Now that cloudelastic has elasticsearch installed (T214921), we need to define how this cluster should be used, which will influence how we setup access to it, how we import data and other steps that need to happen before it is fully usable. The list below is non exhaustive and is meant as the start of a discussion, not a definitive answer.
Update are asynchronous. The best case scenario is that changes are searchable after a few minutes, but it is perfectly normal to have lag up to a few hours, in particular during regular maintenance. We need to ensure that no workflow based on cloudelastic relies on low update lag. One way to do that is to introduce artificial lag, and keep the lag higher than a few hours at all time. An extreme version of this could be to only do weekly refresh of cloudelastic.
Data structure changes:
Overtime, we will refine the way we index documents into elasticsearch. This can include adding or removing fields, changing analyzers configuration or a number of other changes. Tools using cloudelastic should be aware that there will be breaking changes. We might want to define and document a subset of fields that we consider stable.
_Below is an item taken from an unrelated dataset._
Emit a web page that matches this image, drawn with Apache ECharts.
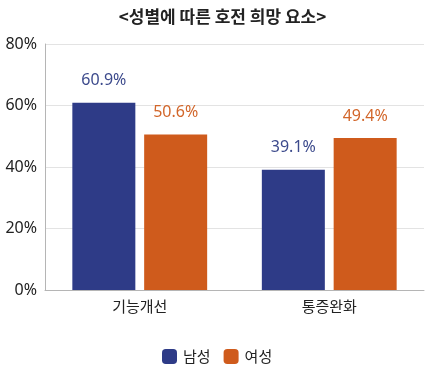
<!DOCTYPE html>
<html><head><meta charset="utf-8">
<script src="https://cdn.jsdelivr.net/npm/echarts@6/dist/echarts.min.js"></script>
<style>html,body{margin:0;padding:0;background:#fff}#c{width:445px;height:371px}</style>
</head><body><div id="c"></div>
<script>
const titleText = '<성별에 따른 호전 희망 요소>';
const categories = ['기능개선', '통증완화'];
const seriesNames = ['남성', '여성'];
const maleValues = [60.9, 39.1];
const femaleValues = [50.6, 49.4];
const yTicks = [0, 20, 40, 60, 80];

const FONT = "'Noto Sans', 'Noto Sans CJK KR', sans-serif";
const KFONT = "'Noto Sans CJK KR', sans-serif";
const BLUE = '#2E3B87', ORANGE = '#CF5B1C';
const BLUE_L = '#3C4A8C', ORANGE_L = '#D2662A';

const chart = echarts.init(document.getElementById('c'), null, {renderer: 'canvas'});
chart.setOption({
  animation: false,
  backgroundColor: '#fff',
  title: {
    text: titleText, left: 'center', top: 3,
    textStyle: {fontFamily: KFONT, fontSize: 17, fontWeight: 'bold', color: '#222'}
  },
  legend: {
    data: seriesNames, left: 157, top: 344,
    icon: 'roundRect', itemWidth: 15, itemHeight: 15, itemGap: 13,
    textStyle: {fontFamily: KFONT, fontSize: 15, color: '#222', padding: [0, 0, 0, 1]}
  },
  grid: {left: 45, right: 21, top: 44, bottom: 81},
  xAxis: {
    type: 'category', data: categories,
    axisLine: {lineStyle: {color: '#b5b5b5'}},
    axisTick: {show: false},
    axisLabel: {fontFamily: KFONT, fontSize: 15, color: '#222', margin: 9}
  },
  yAxis: {
    type: 'value', min: yTicks[0], max: yTicks[yTicks.length - 1], interval: 20,
    axisLine: {show: true, lineStyle: {color: '#b5b5b5'}},
    axisTick: {show: false},
    splitLine: {lineStyle: {color: '#e3e3e3'}},
    axisLabel: {fontFamily: FONT, fontSize: 16, color: '#222', margin: 8, formatter: v => v + '%'}
  },
  series: [
    {
      name: seriesNames[0], type: 'bar', data: maleValues, barWidth: 63, barGap: '14%',
      itemStyle: {color: BLUE},
      label: {show: true, position: 'top', distance: 14, formatter: p => p.value.toFixed(1) + '%',
        fontFamily: FONT, fontSize: 16, color: BLUE_L}
    },
    {
      name: seriesNames[1], type: 'bar', data: femaleValues, barWidth: 63, barGap: '14%',
      itemStyle: {color: ORANGE},
      label: {show: true, position: 'top', distance: 14, formatter: p => p.value.toFixed(1) + '%',
        fontFamily: FONT, fontSize: 16, color: ORANGE_L}
    }
  ]
});
</script></body></html>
Elastic is known to not be afraid of breaking backward compatibility often. Tools will break in unexpected ways during upgrades. We will need to communicate upgrade schedule ahead of time. We will probably not be able to provide an environment to test version N+1, so tool owner will bear the burden of testing the compatibility of their tools. We need a way to forward deprecation warnings from the elasticsearch logs to each tool owner.
We currently have 3 elasticsearch clusters, each wiki is mapped to one of those clusters. This mapping should not be considered stable. We need to provide a way for clients to be routed to the correct cluster, or to be able to discover this mapping in an automated way. We should probably restrict cross indices searches since they would only work inside a single cluster.
Quota / rate limiting:
At some point, we will probably need to introduce some form of per user quota or rate limiting. This will require some form of authentication. We should start early on authentication (T220069: Build authenticating reverse proxy for Cloud CirrusSearch replicas), the actual rate limiting can come later.
We want updates to only come from production. This cluster should not be used as a generic elasticsearch cluster where anyone can index their own dataset.